Plan Repeat Survey Waves
Longitudinal and panel surveys collect comparable measures from respondents over time. A strong workflow keeps variables, recodes, question wording, link strategy, respondent identifiers, and export structure stable across waves.
Before building the next wave, decide which measures must remain identical, which modules are new, how respondents will be matched across waves, and how changes will be documented in the codebook.
Create The Next Wave
Step 1: Start from Surveys. Open Surveys and duplicate the prior wave when you need comparable structure.
Step 1: Start from Surveys
Step 2: Rename the copy. Add the wave number, date, or panel label to the survey title before editing.
Step 2: Rename the copy
Step 3: Preserve repeated measures. In Block Builder, keep variable names, recodes, and core wording stable for repeated outcomes.
Step 3: Preserve repeated measures
Step 4: Add new content separately. Put new modules in separate blocks so the repeated measures remain easy to compare.
Step 4: Add new content separately
Step 5: Use the right link strategy. In Deploy, use personal links when each participant needs an individualized token that persists across waves. Upload a contact list for this wave — the Deploy tab shows a live completion count and lets you send reminders to non-responders without generating new tokens.

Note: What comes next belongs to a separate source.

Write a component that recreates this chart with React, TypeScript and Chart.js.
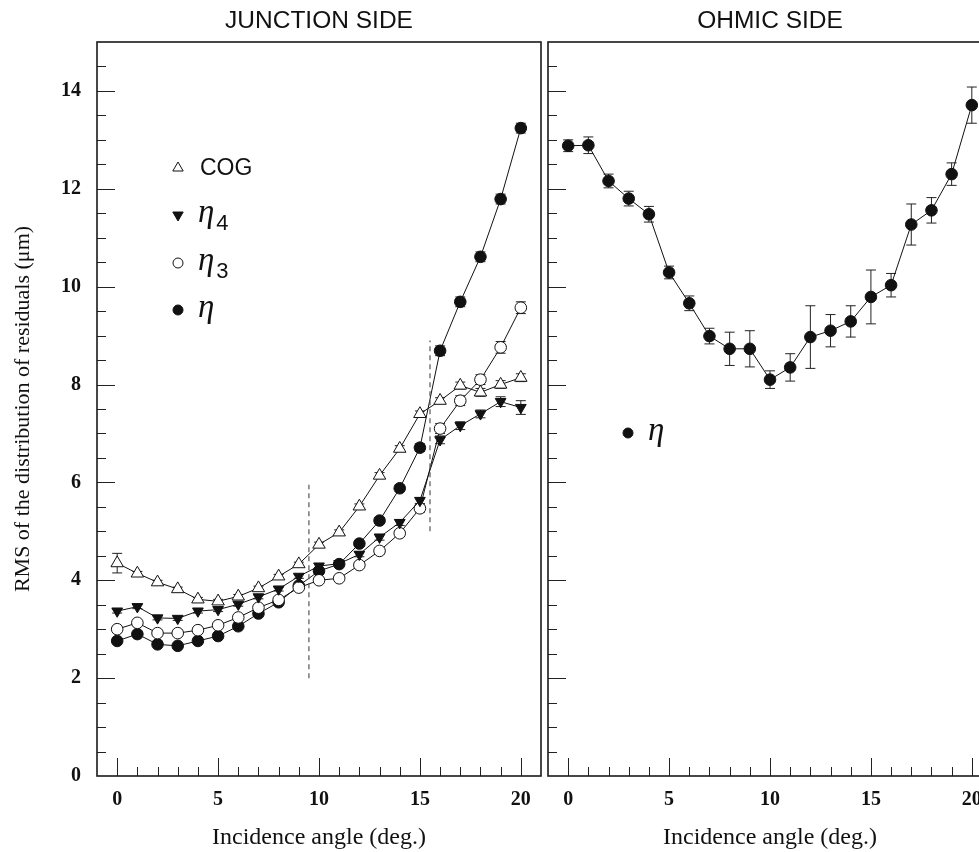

Step 5: Use the right link strategy
Step 6: Compare exports. Submit pilot responses and compare export headers with the previous wave before launch.
Step 6: Compare exports
Build For Comparability
- Variable names: use the same names for repeated measures unless the wave number is intentionally part of the naming convention.
- Recodes: keep scale direction and missing-value codes stable across waves.
- Survey structure: duplicate a prior survey when creating a new wave so block order, Flow, and end screens start from the same baseline.
- Documentation: record any wording, option, quota, or Flow change in the codebook with the affected wave.
- Link strategy: use personal links if each respondent needs an individualized path, invitation, or identifier. The Deploy tab tracks completion per batch and lets you send reminders to non-responders using the same tokens.
Flow: Conditions and Routing
Handle New Content Carefully
Add new questions in separate blocks when possible so existing measures stay easy to compare. If you add an experiment to a later wave, document condition assignments separately from repeated outcome variables.
- New modules: place them after repeated core measures unless the research design requires earlier exposure.
- New screeners: check whether they create attrition that makes the wave less comparable to prior waves.
- New incentives: update consent, end screens, and participant links so respondents know what changed.
- New experiments: test each arm and export condition fields before launching the wave.
Block Builder: Variable Name
Export And Analysis Notes
Before launch, export pilot responses from the new wave and compare headers with previous waves. This helps catch changed labels, missing recodes, or new fields before data collection begins.
For panels using personal links, the ID column in each wave's export contains the respondent token. Merge waves by joining on your master participant list — the token is stable within a wave but differs across surveys. Export pilot responses from each wave and compare ID column values before launch.
If a public link is used instead, document how repeat respondents will be recognized, or note that wave linkage is not possible.